STATED PROBLEM: Check each line below for "with" and report how many have it, nothing else.

SOURCE DATA:
>> Begin

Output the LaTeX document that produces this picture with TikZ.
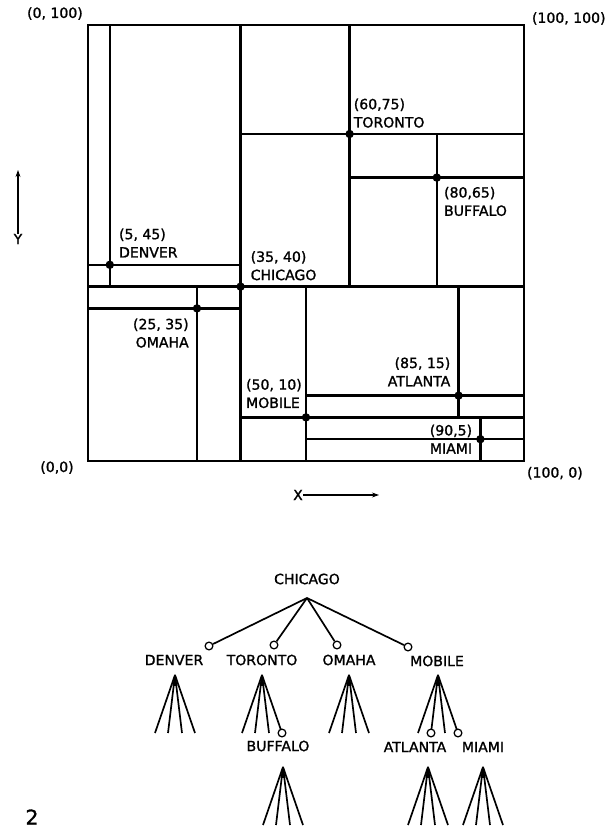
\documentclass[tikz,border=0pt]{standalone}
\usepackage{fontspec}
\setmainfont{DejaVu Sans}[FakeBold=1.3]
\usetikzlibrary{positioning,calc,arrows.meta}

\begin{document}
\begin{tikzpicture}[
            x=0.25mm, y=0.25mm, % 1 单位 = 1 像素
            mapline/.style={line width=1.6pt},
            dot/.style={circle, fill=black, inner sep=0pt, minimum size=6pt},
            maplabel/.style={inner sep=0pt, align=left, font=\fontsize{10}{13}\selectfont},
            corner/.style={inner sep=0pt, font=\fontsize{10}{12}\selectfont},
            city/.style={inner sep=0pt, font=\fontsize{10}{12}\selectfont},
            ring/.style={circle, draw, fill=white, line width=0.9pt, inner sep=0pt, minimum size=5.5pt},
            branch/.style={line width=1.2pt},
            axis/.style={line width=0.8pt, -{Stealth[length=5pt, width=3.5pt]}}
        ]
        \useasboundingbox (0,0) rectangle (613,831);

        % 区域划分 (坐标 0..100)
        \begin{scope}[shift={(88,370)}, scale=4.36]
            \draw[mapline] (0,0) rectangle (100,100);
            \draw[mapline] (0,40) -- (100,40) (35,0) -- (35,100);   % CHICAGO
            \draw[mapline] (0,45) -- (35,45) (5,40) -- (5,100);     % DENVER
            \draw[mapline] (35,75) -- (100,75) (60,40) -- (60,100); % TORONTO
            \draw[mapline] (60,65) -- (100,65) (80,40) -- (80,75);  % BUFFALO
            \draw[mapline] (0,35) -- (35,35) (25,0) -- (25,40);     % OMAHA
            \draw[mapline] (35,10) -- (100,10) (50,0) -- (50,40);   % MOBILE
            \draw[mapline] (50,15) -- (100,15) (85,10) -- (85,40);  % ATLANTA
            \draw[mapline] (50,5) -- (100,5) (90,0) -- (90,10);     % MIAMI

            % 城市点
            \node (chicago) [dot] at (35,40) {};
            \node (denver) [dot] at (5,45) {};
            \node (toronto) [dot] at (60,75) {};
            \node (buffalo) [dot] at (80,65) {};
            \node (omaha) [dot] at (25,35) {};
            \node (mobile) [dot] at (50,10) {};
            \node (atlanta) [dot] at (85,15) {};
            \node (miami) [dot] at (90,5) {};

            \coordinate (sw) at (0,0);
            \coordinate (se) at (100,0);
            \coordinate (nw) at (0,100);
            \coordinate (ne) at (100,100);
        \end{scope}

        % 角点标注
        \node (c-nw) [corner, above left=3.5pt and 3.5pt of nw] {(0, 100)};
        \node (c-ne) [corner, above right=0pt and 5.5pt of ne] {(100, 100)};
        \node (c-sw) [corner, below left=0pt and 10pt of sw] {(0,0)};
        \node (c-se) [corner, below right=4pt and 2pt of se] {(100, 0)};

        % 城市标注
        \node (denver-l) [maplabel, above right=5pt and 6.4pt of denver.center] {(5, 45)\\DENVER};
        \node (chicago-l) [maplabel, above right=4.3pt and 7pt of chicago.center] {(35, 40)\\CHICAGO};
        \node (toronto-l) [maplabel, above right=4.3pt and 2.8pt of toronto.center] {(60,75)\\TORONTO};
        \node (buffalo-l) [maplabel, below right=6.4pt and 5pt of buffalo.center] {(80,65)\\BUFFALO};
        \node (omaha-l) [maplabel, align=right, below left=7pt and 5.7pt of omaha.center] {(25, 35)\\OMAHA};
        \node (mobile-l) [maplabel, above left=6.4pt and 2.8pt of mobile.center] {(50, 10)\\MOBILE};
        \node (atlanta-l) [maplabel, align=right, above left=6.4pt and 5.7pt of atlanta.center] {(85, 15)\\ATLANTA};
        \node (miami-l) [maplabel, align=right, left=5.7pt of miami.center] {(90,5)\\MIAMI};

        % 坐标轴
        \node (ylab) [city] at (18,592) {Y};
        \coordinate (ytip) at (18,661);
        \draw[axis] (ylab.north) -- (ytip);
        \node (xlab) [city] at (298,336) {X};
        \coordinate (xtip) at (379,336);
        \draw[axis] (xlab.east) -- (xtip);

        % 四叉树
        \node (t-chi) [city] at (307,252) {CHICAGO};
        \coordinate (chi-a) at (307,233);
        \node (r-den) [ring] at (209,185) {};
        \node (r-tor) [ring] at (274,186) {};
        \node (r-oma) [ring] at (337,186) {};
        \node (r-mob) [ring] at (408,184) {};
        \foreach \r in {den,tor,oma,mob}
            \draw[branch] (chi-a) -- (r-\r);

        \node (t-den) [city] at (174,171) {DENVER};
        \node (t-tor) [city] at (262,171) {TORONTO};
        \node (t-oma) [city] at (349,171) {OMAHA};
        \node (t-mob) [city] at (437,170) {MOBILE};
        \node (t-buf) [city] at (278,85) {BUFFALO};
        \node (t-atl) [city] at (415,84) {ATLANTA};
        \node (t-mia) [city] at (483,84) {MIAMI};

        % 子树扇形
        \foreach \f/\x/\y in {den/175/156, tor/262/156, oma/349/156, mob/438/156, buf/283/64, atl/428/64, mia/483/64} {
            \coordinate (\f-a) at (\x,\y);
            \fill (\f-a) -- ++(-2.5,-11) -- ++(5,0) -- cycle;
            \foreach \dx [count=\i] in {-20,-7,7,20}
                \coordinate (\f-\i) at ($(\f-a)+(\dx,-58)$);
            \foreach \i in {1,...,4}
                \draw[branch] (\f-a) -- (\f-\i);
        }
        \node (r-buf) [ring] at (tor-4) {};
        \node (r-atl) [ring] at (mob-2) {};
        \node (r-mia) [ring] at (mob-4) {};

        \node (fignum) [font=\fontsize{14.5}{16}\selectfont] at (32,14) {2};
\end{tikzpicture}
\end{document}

>> End
>> Begin

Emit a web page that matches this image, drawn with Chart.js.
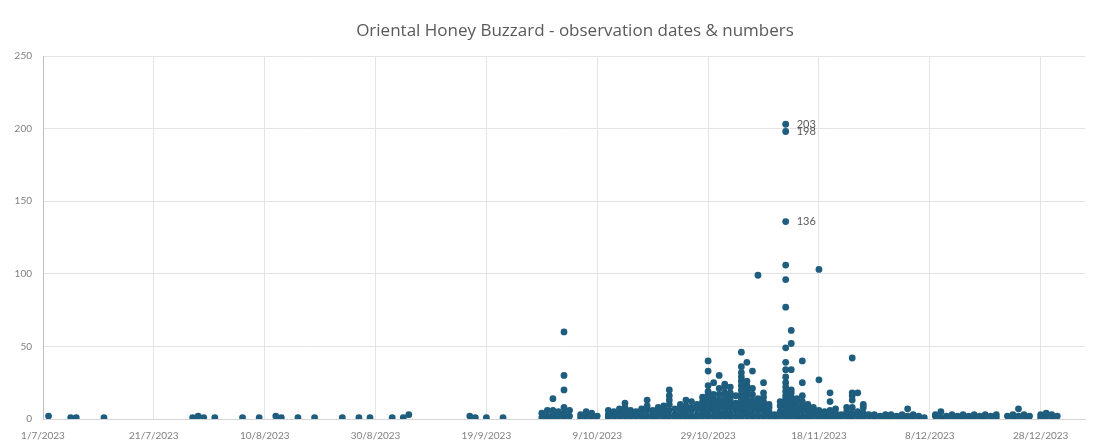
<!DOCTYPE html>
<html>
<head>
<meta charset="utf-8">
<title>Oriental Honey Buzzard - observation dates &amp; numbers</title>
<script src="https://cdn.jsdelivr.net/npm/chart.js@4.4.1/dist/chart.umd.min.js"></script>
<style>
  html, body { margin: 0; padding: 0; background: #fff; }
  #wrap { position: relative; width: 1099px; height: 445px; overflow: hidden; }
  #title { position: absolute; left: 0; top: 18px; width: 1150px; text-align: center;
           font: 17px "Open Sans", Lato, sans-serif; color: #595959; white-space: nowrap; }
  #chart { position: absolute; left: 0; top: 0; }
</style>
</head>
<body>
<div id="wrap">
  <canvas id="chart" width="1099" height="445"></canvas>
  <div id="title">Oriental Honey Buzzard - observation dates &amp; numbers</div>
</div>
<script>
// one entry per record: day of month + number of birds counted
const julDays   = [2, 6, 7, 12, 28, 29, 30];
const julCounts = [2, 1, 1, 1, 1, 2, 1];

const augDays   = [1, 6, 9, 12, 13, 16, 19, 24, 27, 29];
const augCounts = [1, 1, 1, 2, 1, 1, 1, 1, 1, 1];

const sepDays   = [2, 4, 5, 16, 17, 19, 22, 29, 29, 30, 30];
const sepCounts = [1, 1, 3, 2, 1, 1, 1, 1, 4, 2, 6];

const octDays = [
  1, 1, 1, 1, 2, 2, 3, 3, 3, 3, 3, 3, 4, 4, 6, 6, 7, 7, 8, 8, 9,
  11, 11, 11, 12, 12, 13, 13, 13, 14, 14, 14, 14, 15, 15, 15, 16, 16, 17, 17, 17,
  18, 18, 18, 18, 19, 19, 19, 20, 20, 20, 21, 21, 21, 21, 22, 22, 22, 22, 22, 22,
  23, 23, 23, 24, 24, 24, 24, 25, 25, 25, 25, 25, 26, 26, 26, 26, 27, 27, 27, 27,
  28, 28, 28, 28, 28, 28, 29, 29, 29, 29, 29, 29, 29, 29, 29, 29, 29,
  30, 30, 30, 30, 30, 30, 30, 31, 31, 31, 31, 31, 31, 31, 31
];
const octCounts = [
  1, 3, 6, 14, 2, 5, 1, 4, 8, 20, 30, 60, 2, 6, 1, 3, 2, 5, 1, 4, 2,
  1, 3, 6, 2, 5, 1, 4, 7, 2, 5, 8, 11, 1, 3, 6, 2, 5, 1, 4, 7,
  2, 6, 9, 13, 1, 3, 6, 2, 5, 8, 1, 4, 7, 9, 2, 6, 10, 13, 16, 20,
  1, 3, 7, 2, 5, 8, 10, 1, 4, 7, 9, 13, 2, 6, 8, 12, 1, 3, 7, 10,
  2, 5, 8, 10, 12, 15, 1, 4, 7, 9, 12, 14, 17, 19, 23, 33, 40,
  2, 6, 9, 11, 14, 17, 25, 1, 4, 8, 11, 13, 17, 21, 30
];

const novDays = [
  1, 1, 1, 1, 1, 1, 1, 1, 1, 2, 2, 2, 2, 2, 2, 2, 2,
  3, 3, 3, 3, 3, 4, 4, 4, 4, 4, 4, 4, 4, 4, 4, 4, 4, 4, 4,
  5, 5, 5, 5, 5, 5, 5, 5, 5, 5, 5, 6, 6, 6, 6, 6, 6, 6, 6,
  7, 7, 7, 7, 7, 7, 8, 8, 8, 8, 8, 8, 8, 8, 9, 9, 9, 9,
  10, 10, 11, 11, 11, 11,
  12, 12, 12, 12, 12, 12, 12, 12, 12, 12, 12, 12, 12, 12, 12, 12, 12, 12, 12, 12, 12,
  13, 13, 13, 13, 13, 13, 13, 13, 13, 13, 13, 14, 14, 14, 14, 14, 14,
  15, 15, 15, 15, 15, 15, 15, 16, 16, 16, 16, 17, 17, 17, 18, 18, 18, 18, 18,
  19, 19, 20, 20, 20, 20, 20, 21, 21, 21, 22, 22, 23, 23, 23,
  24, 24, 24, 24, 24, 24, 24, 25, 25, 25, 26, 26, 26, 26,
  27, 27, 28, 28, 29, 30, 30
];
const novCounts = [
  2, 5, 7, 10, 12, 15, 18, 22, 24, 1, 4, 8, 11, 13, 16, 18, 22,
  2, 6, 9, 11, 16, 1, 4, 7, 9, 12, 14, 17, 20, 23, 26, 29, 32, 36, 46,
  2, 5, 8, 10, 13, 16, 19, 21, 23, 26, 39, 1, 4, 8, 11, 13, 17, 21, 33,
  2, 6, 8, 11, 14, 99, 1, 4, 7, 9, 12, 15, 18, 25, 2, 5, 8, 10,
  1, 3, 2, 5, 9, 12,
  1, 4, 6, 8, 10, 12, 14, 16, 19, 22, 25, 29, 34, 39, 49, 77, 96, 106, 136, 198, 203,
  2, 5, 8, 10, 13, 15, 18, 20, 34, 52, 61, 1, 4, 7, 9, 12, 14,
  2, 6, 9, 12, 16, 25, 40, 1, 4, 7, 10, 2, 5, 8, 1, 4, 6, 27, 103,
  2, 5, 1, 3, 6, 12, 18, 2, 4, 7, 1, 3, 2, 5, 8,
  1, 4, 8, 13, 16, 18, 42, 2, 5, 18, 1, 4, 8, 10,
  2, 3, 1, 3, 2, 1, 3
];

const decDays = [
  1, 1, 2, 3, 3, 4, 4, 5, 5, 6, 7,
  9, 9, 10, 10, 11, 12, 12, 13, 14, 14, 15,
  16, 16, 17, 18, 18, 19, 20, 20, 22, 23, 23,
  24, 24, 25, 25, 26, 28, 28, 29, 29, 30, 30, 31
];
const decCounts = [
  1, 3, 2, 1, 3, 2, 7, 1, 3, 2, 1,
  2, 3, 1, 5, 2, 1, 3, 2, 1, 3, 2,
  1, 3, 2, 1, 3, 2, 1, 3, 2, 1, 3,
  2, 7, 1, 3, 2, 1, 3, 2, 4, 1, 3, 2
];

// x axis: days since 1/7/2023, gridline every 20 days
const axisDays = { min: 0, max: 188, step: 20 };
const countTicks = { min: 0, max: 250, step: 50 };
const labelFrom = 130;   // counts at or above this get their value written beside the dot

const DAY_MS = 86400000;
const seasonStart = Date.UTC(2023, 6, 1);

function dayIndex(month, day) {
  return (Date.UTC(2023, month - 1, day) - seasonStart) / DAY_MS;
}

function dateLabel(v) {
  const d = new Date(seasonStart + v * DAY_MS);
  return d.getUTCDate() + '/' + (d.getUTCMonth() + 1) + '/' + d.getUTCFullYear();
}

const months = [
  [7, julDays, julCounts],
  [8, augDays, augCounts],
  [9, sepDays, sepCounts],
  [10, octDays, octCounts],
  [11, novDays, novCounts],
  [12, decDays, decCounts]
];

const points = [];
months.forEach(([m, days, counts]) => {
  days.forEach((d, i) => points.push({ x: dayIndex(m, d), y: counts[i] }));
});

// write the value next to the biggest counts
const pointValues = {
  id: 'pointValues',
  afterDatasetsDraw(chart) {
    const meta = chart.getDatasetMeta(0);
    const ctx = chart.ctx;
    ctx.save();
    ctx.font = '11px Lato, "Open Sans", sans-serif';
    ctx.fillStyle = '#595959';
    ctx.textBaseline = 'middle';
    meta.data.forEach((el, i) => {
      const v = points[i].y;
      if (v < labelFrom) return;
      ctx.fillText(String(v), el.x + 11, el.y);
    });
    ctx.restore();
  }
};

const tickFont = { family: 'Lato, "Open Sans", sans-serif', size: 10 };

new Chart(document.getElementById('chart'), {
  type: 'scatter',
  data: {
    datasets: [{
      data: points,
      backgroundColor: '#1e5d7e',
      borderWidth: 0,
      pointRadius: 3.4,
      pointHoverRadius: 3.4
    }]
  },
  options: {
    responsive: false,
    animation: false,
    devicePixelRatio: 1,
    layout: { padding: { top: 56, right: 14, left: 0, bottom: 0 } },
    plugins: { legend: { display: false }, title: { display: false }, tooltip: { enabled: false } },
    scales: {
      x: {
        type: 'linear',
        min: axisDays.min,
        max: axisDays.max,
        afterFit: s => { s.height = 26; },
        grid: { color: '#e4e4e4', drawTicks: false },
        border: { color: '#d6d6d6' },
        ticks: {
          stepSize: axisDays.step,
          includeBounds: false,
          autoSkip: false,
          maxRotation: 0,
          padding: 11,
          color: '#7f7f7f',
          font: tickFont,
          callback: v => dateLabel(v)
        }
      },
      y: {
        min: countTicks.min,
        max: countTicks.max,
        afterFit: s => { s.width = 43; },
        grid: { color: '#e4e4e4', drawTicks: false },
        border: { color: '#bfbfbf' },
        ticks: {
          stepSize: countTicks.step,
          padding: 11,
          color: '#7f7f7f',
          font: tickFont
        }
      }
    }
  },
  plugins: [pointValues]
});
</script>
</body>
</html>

>> End

FINISHED EXERCISE: 2